### Direction
Look through the records below, and copy out every line that holds the string "this".

### Records provided

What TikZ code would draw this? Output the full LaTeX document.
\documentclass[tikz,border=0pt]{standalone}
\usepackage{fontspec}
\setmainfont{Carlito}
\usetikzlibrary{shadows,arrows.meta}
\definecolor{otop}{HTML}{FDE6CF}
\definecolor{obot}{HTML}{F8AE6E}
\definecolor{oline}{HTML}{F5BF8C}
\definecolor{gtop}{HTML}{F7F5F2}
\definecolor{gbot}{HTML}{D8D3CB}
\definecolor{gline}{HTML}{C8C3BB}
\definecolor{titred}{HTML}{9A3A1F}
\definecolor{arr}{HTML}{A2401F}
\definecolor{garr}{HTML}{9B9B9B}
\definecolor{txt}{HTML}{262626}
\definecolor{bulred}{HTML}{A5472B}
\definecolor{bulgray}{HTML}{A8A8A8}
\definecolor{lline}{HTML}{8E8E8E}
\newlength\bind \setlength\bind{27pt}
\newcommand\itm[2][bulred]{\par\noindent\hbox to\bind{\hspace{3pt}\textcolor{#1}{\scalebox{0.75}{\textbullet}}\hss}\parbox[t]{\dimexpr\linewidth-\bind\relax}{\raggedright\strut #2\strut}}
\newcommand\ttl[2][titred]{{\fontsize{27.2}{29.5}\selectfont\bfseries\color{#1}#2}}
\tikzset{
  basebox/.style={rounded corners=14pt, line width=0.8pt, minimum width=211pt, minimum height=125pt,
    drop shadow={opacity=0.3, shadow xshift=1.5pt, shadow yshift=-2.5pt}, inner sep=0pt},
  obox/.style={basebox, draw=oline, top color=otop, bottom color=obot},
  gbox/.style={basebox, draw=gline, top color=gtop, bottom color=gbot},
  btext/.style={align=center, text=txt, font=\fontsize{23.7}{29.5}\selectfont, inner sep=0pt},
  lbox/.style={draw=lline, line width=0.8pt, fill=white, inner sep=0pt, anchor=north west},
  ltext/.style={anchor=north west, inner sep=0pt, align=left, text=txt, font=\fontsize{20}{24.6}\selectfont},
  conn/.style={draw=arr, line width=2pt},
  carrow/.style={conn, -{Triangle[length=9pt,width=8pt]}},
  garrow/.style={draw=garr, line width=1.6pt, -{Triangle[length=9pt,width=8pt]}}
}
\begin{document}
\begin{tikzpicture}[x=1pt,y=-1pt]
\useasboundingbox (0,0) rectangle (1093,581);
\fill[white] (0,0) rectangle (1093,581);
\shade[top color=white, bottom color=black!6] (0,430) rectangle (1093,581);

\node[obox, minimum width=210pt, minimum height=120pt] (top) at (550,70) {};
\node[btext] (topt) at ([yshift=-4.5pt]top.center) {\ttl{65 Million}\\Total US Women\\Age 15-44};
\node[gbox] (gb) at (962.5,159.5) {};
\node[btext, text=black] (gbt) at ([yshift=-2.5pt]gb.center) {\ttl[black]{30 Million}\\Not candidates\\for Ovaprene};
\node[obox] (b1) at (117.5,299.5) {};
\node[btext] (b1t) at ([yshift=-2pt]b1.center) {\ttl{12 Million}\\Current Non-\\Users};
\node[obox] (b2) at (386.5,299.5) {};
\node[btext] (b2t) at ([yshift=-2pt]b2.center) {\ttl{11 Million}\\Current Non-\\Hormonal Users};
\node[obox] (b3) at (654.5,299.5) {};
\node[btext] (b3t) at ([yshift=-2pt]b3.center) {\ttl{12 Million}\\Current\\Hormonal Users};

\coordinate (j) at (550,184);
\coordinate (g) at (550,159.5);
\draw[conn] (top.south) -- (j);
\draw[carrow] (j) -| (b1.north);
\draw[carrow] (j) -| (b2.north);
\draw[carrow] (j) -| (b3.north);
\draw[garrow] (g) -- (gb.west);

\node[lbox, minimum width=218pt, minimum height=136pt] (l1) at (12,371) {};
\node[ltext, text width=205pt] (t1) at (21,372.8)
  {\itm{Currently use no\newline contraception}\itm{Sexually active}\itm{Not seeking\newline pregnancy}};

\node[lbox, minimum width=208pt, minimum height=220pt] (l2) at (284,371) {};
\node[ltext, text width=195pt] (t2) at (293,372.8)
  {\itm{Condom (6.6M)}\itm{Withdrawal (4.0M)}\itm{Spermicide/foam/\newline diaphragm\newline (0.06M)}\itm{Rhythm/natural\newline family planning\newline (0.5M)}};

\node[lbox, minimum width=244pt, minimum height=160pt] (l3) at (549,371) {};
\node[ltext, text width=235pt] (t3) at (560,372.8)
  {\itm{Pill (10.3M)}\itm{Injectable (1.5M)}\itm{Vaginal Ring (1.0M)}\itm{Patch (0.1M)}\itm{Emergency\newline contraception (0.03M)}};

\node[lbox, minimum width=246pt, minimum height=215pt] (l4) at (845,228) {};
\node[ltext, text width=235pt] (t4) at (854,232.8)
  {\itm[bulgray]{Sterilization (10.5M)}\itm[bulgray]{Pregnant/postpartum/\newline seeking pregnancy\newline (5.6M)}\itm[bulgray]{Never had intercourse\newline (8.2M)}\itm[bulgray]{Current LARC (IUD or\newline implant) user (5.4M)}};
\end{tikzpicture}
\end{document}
...
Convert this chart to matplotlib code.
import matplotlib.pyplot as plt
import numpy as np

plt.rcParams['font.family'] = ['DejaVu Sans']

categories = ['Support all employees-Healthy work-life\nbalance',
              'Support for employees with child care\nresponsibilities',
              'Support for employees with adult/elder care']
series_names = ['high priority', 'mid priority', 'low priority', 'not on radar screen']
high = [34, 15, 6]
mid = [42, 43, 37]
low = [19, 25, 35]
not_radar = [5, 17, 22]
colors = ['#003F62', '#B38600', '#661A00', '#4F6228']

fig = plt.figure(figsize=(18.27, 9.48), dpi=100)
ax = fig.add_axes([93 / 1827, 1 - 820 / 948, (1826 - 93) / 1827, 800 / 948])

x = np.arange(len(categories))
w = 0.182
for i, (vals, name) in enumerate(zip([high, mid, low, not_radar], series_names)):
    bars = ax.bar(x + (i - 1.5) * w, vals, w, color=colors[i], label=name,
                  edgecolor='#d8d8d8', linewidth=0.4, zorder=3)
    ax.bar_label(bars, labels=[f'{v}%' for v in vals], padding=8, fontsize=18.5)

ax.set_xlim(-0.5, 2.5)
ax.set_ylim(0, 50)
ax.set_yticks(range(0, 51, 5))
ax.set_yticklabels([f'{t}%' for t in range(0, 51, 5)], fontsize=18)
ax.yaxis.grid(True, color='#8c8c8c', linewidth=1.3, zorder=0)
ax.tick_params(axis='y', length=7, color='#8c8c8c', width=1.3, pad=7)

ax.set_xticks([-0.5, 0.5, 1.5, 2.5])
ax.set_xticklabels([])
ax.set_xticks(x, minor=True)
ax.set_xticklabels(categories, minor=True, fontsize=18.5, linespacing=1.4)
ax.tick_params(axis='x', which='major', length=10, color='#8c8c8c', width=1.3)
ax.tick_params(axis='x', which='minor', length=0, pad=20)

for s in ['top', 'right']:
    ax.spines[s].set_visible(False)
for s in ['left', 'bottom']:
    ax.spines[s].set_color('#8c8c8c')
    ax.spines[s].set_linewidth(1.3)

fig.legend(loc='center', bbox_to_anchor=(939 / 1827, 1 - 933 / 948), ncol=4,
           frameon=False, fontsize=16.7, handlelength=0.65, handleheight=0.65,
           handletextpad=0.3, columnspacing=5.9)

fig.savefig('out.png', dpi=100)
* * *
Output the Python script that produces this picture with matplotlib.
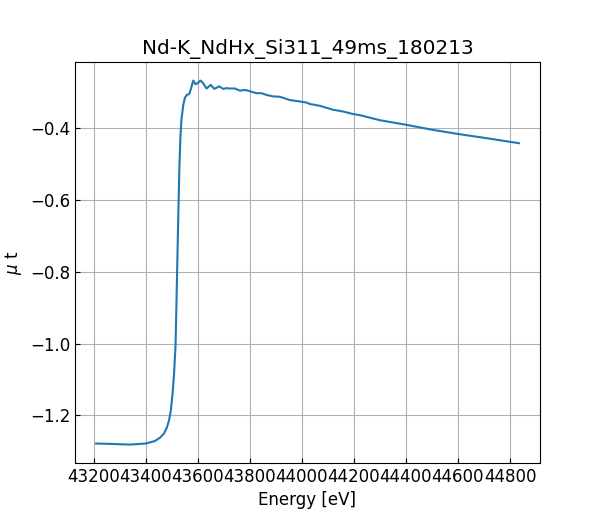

### Answer to the exercise
What TikZ code would draw this? Output the full LaTeX document.
Convert this chart to matplotlib code.
Output the Python script that produces this picture with matplotlib.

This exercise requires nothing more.